Although DoE followed by RSM are powerful and relatively flexible tools for process and product design and optimization, they exhibit several limitations. The main issue underlying DoE/RSM is that their foundations rely primarily on polynomial assumptions, which typically do not exceed first- or second-order terms when approximating the relationship between the dependent and independent variables. As a result, polynomial-based models may fail to accurately describe complex or highly nonlinear systems.

This limitation leads to another drawback: response surfaces generated using this approach are usually valid only within the narrow experimental range of the studies conducted. Consequently, extrapolating the model outside the experimental domain may yield unreliable outcomes. Finally, response surface methodology is often sensitive to experimental error and noise inherent in the measurements, which can ultimately lead to suboptimal or misleading optimization results [109,110,111,112].

A forward-looking perspective

Moreover, several contributions have revealed that the integration of artificial neural network (ANN) models can, in certain cases, provide superior predictive accuracy and process-response mapping compared with classical RSM alone. This is especially evident in highly nonlinear systems or in multicomponent formulations typical of FCs and SCs, where ANN-based optimization captures complex variable interactions more effectively. The complementary use of ANN with DoE-generated datasets offers an advanced hybrid strategy that not only improves optimization efficiency but also reduces analytical workload, accelerates decision-making, and lowers overall development costs [41,44].

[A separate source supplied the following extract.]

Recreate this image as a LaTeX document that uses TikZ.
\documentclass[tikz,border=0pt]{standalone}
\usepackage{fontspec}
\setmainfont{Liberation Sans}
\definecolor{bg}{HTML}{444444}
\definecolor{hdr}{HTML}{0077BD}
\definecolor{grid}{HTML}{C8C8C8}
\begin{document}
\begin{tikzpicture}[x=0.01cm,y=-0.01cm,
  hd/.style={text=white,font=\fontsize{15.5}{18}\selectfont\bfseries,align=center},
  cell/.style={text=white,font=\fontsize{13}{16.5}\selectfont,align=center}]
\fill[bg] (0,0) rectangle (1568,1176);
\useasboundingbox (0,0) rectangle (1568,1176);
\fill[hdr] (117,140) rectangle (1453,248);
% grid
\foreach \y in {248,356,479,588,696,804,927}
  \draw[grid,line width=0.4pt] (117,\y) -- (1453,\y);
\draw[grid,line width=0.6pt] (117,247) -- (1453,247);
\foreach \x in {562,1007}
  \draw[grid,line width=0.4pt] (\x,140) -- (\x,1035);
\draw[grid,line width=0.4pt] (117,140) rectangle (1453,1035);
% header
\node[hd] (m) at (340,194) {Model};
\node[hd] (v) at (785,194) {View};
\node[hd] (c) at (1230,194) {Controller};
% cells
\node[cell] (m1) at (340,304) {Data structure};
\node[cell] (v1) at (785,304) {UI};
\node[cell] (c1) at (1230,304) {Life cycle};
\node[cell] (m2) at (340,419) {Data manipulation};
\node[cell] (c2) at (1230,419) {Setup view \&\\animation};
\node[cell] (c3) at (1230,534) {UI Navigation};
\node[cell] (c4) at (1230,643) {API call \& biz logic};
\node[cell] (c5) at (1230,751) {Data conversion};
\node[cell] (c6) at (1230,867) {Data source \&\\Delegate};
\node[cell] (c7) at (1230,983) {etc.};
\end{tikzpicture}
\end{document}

Looking forward, the integration of data-driven modeling, machine learning, and real-time process monitoring holds great potential for further enhancing process efficiency and innovation. This study establishes a strong foundation for future advancements in sustainable nanotechnology and reinforces the importance of methodological rigor in driving the next generation of high-performance, customized nanoproducts in the chemical processing industry. The examples of nanodispersions presented in this study emphasize the versatility of DoE and optimization approaches, particularly in their application to improve the formulation and performance of nanoproducts in various chemical processes.